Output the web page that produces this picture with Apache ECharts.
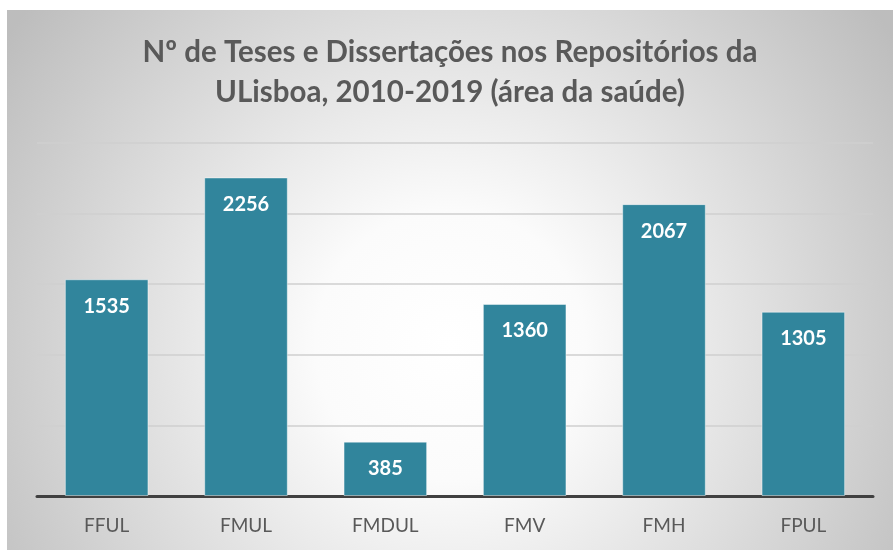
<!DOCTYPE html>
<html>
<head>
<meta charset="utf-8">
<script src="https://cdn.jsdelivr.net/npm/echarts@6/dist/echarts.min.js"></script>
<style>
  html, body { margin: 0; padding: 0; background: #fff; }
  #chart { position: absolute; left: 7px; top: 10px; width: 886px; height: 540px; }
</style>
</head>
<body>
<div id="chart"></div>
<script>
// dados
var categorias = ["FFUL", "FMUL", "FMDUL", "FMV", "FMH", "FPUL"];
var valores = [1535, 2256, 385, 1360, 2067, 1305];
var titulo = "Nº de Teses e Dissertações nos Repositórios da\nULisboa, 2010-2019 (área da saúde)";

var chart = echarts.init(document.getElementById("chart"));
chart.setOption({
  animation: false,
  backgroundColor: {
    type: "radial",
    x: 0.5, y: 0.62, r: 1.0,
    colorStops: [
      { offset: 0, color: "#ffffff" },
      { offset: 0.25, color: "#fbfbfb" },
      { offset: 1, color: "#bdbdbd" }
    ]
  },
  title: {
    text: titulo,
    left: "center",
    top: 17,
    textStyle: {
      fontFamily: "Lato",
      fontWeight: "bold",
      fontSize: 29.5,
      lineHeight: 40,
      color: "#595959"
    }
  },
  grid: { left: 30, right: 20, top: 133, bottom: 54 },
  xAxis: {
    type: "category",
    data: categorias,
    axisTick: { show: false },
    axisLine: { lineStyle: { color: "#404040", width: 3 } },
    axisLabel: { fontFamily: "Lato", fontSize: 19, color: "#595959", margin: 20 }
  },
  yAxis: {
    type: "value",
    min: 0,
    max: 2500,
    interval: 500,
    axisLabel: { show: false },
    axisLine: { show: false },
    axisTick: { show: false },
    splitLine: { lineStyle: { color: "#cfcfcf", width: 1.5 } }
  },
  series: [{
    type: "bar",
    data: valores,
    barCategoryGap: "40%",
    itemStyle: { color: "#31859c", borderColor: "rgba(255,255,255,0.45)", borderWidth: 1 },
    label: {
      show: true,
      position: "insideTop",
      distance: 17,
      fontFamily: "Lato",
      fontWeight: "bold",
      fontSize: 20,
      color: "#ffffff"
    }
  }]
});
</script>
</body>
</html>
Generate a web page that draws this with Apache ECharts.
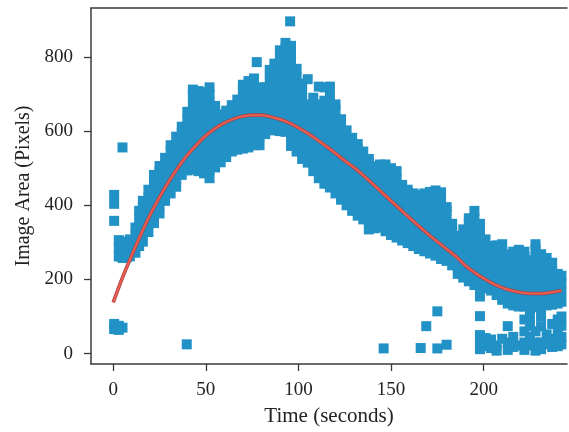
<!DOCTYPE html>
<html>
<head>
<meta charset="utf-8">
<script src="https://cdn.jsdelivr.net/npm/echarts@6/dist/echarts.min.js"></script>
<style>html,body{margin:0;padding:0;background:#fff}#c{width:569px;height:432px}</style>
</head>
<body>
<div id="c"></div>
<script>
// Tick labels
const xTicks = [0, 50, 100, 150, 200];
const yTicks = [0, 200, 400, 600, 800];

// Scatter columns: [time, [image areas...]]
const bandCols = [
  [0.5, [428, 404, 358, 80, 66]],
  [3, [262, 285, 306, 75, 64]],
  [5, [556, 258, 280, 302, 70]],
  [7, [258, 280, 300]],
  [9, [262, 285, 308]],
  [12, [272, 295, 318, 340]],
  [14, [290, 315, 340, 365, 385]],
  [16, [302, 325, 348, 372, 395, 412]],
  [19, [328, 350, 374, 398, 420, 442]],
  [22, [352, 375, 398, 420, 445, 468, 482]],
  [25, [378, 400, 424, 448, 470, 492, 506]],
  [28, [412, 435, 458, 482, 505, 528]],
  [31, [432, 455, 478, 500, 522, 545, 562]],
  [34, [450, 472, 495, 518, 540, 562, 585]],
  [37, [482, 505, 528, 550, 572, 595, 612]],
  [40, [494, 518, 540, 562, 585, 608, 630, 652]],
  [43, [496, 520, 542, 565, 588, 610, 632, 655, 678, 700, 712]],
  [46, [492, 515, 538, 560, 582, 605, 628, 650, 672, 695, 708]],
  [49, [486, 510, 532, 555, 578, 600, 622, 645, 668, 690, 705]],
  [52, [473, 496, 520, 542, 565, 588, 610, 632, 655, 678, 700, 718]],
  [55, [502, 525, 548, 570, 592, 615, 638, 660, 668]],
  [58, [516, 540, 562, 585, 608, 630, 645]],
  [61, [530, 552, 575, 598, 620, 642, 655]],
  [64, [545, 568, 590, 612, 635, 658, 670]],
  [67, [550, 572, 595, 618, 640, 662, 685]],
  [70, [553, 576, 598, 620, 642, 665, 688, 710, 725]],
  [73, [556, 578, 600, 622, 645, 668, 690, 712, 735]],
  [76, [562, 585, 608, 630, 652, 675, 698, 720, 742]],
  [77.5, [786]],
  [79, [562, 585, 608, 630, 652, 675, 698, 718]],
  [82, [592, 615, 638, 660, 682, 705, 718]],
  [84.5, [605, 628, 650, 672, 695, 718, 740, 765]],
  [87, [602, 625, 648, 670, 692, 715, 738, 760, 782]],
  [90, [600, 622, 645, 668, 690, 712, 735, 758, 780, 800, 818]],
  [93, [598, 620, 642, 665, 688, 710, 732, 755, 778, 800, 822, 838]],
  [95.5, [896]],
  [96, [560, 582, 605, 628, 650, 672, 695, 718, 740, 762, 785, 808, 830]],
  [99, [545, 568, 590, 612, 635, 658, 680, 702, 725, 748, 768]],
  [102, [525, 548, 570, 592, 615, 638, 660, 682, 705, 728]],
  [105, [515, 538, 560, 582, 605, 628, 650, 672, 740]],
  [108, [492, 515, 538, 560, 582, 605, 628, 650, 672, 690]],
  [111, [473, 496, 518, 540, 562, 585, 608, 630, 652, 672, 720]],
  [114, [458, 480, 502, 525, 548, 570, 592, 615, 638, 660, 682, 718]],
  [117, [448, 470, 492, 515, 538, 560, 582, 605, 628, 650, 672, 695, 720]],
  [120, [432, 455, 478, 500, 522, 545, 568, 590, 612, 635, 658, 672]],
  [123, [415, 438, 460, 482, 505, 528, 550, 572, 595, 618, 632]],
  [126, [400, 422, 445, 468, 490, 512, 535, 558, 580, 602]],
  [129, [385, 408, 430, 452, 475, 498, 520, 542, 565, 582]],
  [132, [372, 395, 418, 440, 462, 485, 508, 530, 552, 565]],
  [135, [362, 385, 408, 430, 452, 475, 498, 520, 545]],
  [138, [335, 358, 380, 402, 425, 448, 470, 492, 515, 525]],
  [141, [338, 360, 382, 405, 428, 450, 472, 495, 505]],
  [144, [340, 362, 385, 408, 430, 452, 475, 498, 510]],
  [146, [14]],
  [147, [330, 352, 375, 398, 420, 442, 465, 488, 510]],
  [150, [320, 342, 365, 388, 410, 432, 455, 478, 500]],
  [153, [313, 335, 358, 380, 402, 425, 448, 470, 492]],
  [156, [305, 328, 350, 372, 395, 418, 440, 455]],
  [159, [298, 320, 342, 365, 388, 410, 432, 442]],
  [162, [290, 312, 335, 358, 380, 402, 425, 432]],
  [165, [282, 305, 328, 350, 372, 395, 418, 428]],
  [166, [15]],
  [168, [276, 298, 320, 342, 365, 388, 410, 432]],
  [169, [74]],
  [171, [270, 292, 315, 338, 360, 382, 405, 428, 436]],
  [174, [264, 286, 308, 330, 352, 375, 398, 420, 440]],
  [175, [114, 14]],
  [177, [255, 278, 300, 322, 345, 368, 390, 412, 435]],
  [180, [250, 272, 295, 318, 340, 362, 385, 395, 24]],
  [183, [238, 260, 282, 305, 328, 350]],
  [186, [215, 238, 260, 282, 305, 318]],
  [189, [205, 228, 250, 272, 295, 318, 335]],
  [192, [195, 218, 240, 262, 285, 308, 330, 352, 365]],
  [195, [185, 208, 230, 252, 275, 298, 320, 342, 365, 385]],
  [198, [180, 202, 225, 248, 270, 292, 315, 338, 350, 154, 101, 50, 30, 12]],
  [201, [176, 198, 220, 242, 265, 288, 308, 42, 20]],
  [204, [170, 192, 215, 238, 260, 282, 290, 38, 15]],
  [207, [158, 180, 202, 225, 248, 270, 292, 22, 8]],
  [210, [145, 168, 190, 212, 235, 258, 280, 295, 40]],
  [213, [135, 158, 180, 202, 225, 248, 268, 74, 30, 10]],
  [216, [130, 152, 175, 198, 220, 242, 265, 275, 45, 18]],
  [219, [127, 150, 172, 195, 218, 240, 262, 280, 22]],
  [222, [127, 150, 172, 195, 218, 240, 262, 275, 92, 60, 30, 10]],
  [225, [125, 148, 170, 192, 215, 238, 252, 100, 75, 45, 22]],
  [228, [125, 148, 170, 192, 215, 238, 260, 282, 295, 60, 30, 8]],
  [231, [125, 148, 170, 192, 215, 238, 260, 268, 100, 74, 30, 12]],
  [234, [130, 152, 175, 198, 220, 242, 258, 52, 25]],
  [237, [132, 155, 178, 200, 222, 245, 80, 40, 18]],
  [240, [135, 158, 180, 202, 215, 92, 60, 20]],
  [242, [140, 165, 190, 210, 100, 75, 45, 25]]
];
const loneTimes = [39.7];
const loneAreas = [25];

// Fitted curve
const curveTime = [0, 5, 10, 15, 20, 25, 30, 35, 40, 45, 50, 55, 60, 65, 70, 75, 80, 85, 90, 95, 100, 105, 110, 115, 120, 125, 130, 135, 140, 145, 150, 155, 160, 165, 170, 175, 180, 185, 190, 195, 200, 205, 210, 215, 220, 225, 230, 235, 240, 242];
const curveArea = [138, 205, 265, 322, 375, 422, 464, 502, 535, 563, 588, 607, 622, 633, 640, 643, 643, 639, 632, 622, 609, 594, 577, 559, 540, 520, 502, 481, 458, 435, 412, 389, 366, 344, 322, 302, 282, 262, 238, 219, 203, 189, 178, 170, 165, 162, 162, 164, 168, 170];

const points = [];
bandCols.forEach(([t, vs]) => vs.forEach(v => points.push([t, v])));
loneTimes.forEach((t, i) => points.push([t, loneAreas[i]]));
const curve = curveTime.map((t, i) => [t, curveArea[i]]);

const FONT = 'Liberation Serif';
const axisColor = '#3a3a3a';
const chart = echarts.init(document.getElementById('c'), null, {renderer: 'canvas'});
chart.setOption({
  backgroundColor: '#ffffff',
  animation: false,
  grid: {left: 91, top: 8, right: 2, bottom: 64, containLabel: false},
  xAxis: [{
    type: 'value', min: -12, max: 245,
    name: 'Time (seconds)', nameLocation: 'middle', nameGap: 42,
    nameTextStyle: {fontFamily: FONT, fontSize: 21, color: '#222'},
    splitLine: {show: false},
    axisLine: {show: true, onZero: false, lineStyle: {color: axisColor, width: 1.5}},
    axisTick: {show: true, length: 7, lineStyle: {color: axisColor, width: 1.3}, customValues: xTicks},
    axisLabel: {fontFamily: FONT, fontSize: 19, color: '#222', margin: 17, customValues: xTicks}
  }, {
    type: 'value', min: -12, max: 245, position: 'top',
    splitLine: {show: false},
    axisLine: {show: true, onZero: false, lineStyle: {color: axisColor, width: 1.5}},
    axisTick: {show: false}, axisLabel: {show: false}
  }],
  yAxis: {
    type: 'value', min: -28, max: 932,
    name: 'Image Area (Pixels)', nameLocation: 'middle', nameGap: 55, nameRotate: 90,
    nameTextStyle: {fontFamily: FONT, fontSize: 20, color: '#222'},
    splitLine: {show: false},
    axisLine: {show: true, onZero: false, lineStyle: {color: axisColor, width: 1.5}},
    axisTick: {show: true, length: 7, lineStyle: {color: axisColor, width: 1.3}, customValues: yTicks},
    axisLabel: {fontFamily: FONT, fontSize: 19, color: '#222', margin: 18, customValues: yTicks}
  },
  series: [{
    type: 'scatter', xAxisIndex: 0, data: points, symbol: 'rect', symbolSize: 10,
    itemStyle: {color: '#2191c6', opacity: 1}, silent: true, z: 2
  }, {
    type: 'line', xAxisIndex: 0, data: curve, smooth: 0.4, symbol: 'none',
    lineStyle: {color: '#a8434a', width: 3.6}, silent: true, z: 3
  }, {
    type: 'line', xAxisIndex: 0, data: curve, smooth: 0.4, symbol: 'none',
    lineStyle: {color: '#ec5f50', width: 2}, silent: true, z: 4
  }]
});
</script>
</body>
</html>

━━━━━━━━━━━━━━━━

**Your task**
All lines from the start of the entries above through the line containing "Teses e Dissertações" are to be given again exactly; the pictures are not.

**Finished exercise**
Output the web page that produces this picture with Apache ECharts.
<!DOCTYPE html>
<html>
<head>
<meta charset="utf-8">
<script src="https://cdn.jsdelivr.net/npm/echarts@6/dist/echarts.min.js"></script>
<style>
  html, body { margin: 0; padding: 0; background: #fff; }
  #chart { position: absolute; left: 7px; top: 10px; width: 886px; height: 540px; }
</style>
</head>
<body>
<div id="chart"></div>
<script>
// dados
var categorias = ["FFUL", "FMUL", "FMDUL", "FMV", "FMH", "FPUL"];
var valores = [1535, 2256, 385, 1360, 2067, 1305];
var titulo = "Nº de Teses e Dissertações nos Repositórios da\nULisboa, 2010-2019 (área da saúde)";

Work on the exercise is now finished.